Like most of the TBOverse "stuff", very little of this is imaginary. The fighter defense system is simply a modernized version of the system that existed in the 1950s. The difference between @ (our universe is denoted @) and the TBOverse is that there is no large US tactical air force. The USAF has a strategic attack force (SAC) and a strategic defense force (NORAD) but effectively no tactical air force. This is an inevitable outcome of the TBoverse USA being very much an isolationist power. The US Army is very weak for exactly the same reason. Both are deliberate policy; weak tactical forces means no temptation to get involved in tactical situations.
The missile defenses are also very real. They are an implementation of the plans that existed for an organization called ARADCOM (Army Air Defense Command) in the 1950s. In @ the strategic defense plans were effectively cancelled by McNamara in order to free up manpower and funding for the creation of a relatively large army (which was then used in Vietnam). In TBO, the missile defense plans go through and, as a result, the USA has a relatively effective defense against both air and missile attack. By the way, the suggestion that its difficult to hit ballistic missiles or that penetrating an ABM defense is easy are ridiculous. We solved the problems involved forty years ago; there is no problem involved in shooting down inbound ballistic missiles (they are much easier targets than manned aircraft) and penetrating an ABM defense is very hard (most of the tricks used by manned aircraft to get through air defense systems don't work when used by missiles facing an ABM system. Believe me on that one; I've been working on the design and systems integration of both anti-aircraft and anti-missile defense systems for over twenty years.

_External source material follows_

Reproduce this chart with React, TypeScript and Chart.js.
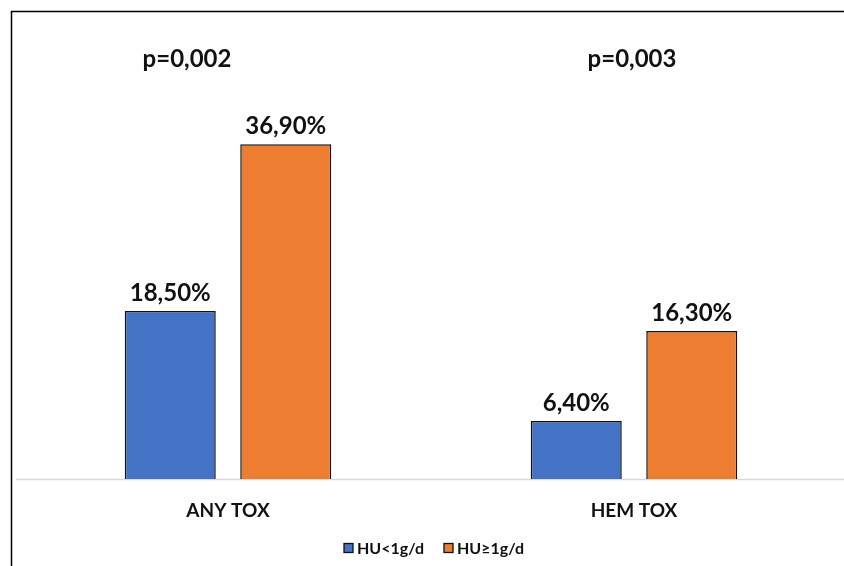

I worked out the costing of the TBOverse US military machine in great detail using the same methodology used to calculate the @ US defense budget (something else I'm professionally involved in) and the incredible thing is that the TBOverse force structure actually costs less than the one adopted historically - by a quite-substantial margin. The reason is that the things that really cost money in the 1960s (the development of large conventional US forces, the switch from bombers to missiles that involved the construction of an elaborate command control network etc) just didn't happen in the TBOverse.
The TBOverse force structure is what the US would have had in the 1960s if certain decisions had been made and others not taken. It offers different capabilities and has different limitations (some of which feature in Crusade) but it is as practical and "realistic" as the @ defense structure of the 1960s.
In the case of ballistic missile submarines, they would indeed be hunted before launch; that's the primary role of the US Navy's SSN force (in fact its virtually its only role - dealing with the enemy surface fleet is the role of the carriers). MAD (mutually assured destruction) doesn't exist in the TBOverse. The US does assure its enemies that they will be destroyed if they try anything stupid but there's nothing mutual about it. SAC makes sure the enemy is destroyed, NORAD attempts to make sure the US homeland is not affected by enemy action.
By the way, to clear up a misapprehension, MAD is not now and never has been US defense policy. US strategic policy was, is, and is likely to remain, the retention of a secure and effective nuclear deterrent force. MAD was actually a term invented to describe the effects of certain specific policies and it was not intended as being a compliment. MAD is an obscenity. One of the reasons for writing TBO was to highlight what "assured destruction" actually meant in nuclear terms.